Monday, October 18, 2010

Stories of The Semester: Engl17 - Children's Literature and Story Telling

The words "every rose has its thorn" applies to this subject. While I wanted to enjoy a subject that seemed highly interesting, I couldn't do that with an instructor who has awful teaching strategies.

Allow me to paint a picture of how ninety-five percent of the class went this past semester: she (our instructor) required us a book, divided us into groups during prelims, midterms, and finals and asked us to report on a topic found in the book. She would give us quizzes and she wouldn't return our papers as soon as she finished grading them. We would go through each term almost clueless of our academic progress.

By the time midterms came, through the initiative of a brave student, we signed a petition letting the Dean of the School of Humanities become aware of our classroom situation. We had enough of our instructor's absence, unprofessional utterances towards some students, lack of actual teaching, habit of asking our Korean classmates to express themselves in their native tongue and having another Korean student translate for the rest of the class (an insult, I must say, since these Koreans come to the Philippines to learn English), and so much more. There was also this incident where she failed to show up on the scheduled date for the midterm exams.

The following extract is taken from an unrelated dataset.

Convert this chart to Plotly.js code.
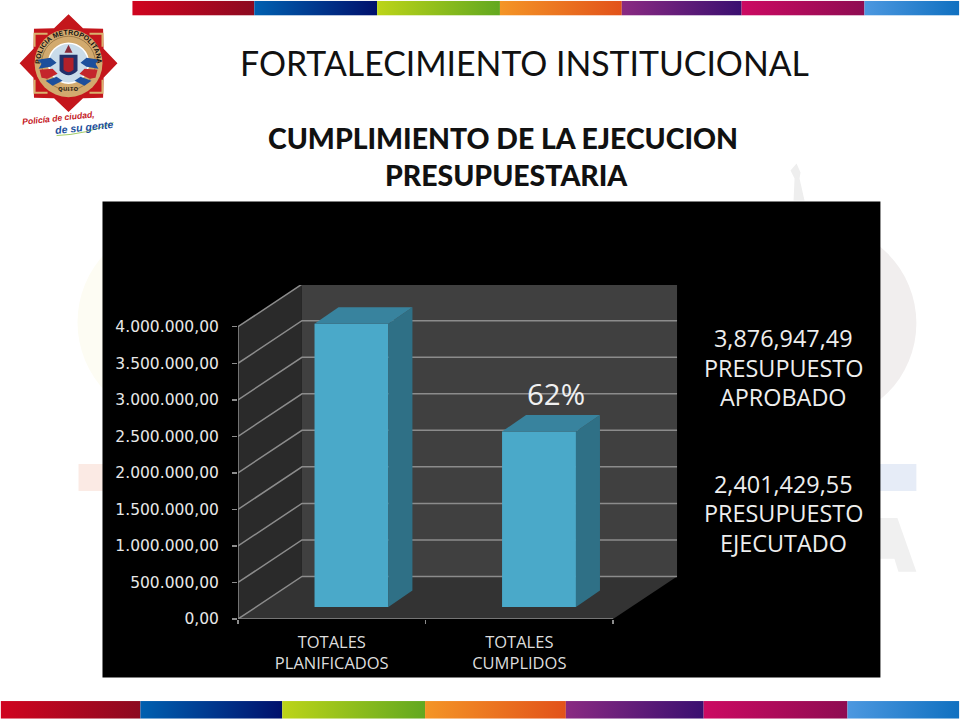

Thankfully, though, our voices were heard by the Dean and during the last three weeks of the semester, our instructor was replaced by one of the finest teachers in the English Department. For three weeks I didn't find Children's Literature to be wasteland.

While some students were jubilant that our original instructor was asked to step down, some students didn't feel so good, knowing that that instructor was a working mom with two daughters in college and a rumored estranged husband. Now,you may call me mean or heartless, but she had it coming. Her home life does not excuse her lack of professionalism and poor teaching.

I also hear that she's holding a grudge against our class because she think it's our fault she's where she's at right now. But things happen for a reason, even the bad ones. She blames us, but has she blamed herself too? It sucks to be in her place right now, but what she needs to do is rise from her ashes brought by this debacle. Let this experience be a lesson to her.

And let this also be a lesson to any student bullied by a teacher: don't be afraid to stand up against your tyrant. Don't be afraid that standing up for yourself will affect your academics because the teacher might take revenge against you by failing you. It's about standing for what's right. It's about standing up for yourself.